Shortly after receiving his award, he and his unit were sent to England and Scotland for two years of extensive training. The days flew by and finally it was here – June 6, 1944, D-Day, Normandy. Every soldier received a new uniform and three days rations before the great endeavor. Frank, now a Technical Sergeant, and his unit were loaded aboard some of the first Higgins Boats to go across the English Channel. Even though it suffered many casualties during the landings, the unit pushed forward, giving aid to the Army Rangers at Point-du-Hoc.
Medal of Honor
Two days later on June 8, the soldiers were advancing on German held defenses at Grandcampe, France, when heavy machine gun fire halted their efforts. Frank took it upon himself to advance toward the enemy fortification. Without thinking about the impending consequences, he leaped into the trench and courageously attacked a squad of riflemen, capturing three and killing eight.

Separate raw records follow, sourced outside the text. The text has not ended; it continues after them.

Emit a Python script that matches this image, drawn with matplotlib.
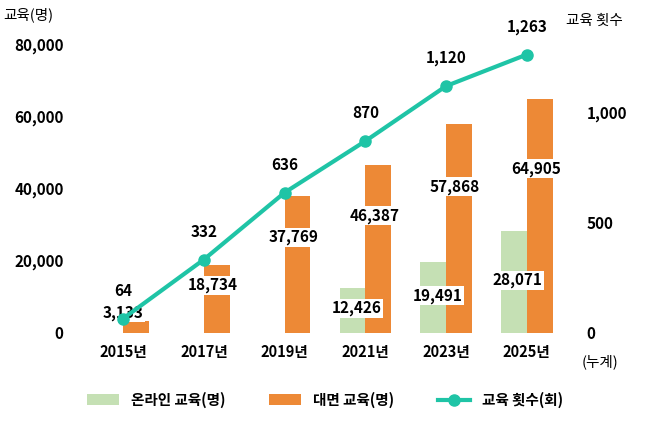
import matplotlib
matplotlib.use("Agg")
import matplotlib.pyplot as plt
import numpy as np

plt.rcParams['font.family'] = ['Noto Sans CJK KR', 'DejaVu Sans']

years = ['2015년', '2017년', '2019년', '2021년', '2023년', '2025년']
online = [0, 0, 0, 12426, 19491, 28071]
offline = [3133, 18734, 37769, 46387, 57868, 64905]
counts = [64, 332, 636, 870, 1120, 1263]

green = '#c5e0b4'
orange = '#ed8936'
teal = '#1fc4a6'

fig = plt.figure(figsize=(6.5, 4.21), dpi=100)
ax = fig.add_axes([0.115, 0.21, 0.77, 0.685])
x = np.arange(len(years))
w = 0.32
ax.bar(x - w/2, online, w, color=green, label='온라인 교육(명)')
ax.bar(x + w/2, offline, w, color=orange, label='대면 교육(명)')
ax.set_ylim(0, 80000)
ax.set_xlim(-0.6, 5.6)
ax.set_yticks([0, 20000, 40000, 60000, 80000])
ax.set_yticklabels([f'{v:,}' for v in [0, 20000, 40000, 60000, 80000]],
                   fontsize=11, fontweight='bold')
ax.set_xticks(x)
ax.set_xticklabels(years, fontsize=10.5, fontweight='bold')
ax.tick_params(length=0, pad=8)
for s in ax.spines.values():
    s.set_visible(False)

bb = dict(boxstyle='square,pad=0.1', fc='white', ec='none')
for i, v in enumerate(online):
    if v:
        ax.text(x[i] - w/2 + 0.05, v * 0.5 + 500, f'{v:,}', ha='center', va='center',
                fontsize=11, fontweight='bold', bbox=bb, zorder=5)
for i, v in enumerate(offline):
    yy = v * 0.7 if i > 0 else 5500
    ax.text(x[i] + w/2 - 0.05 if i > 0 else x[i], yy, f'{v:,}', ha='center', va='center',
            fontsize=11, fontweight='bold', bbox=bb, zorder=5)

ax2 = ax.twinx()
ax2.plot(x, counts, color=teal, lw=3, marker='o', ms=8, label='교육 횟수(회)', zorder=3)
ax2.set_ylim(0, 1310)
ax2.set_yticks([0, 500, 1000])
ax2.set_yticklabels(['0', '500', '1,000'], fontsize=11, fontweight='bold')
ax2.tick_params(length=0, pad=8)
for s in ax2.spines.values():
    s.set_visible(False)
for i, c in enumerate(counts):
    ax2.text(x[i], c + 90, f'{c:,}', ha='center', va='bottom',
             fontsize=11, fontweight='bold')

fig.text(0.005, 0.965, '교육(명)', fontsize=10.5, va='center')
fig.text(0.87, 0.95, '교육 횟수', fontsize=10.5, va='center')
fig.text(0.895, 0.14, '(누계)', fontsize=10.5, va='center')

h1, l1 = ax.get_legend_handles_labels()
h2, l2 = ax2.get_legend_handles_labels()
fig.legend(h1 + h2, l1 + l2, loc='lower center', ncol=3, frameon=False,
           bbox_to_anchor=(0.5, 0.0), prop={'size': 10.5, 'weight': 'bold'},
           handlelength=2.2, columnspacing=3)
fig.savefig('out.png', dpi=100)
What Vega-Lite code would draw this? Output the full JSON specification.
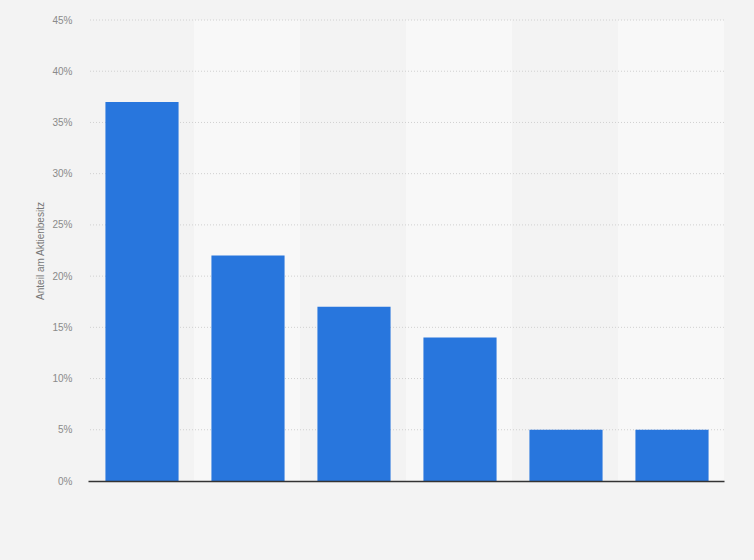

Pushing onward in the trench, he single-handedly captured 32 more enemy riflemen and machine gunners, allowing his battalion to advance and secure the position. For his extraordinary gallantry, Frank was awarded the Medal of Honor, but he never received it while alive. A few days later, Frank was killed while fighting in the hedgerows.
We honor these men and women who gave their all for our nation. Frank’s story of heroism will forever be remembered at the Virginia War Memorial.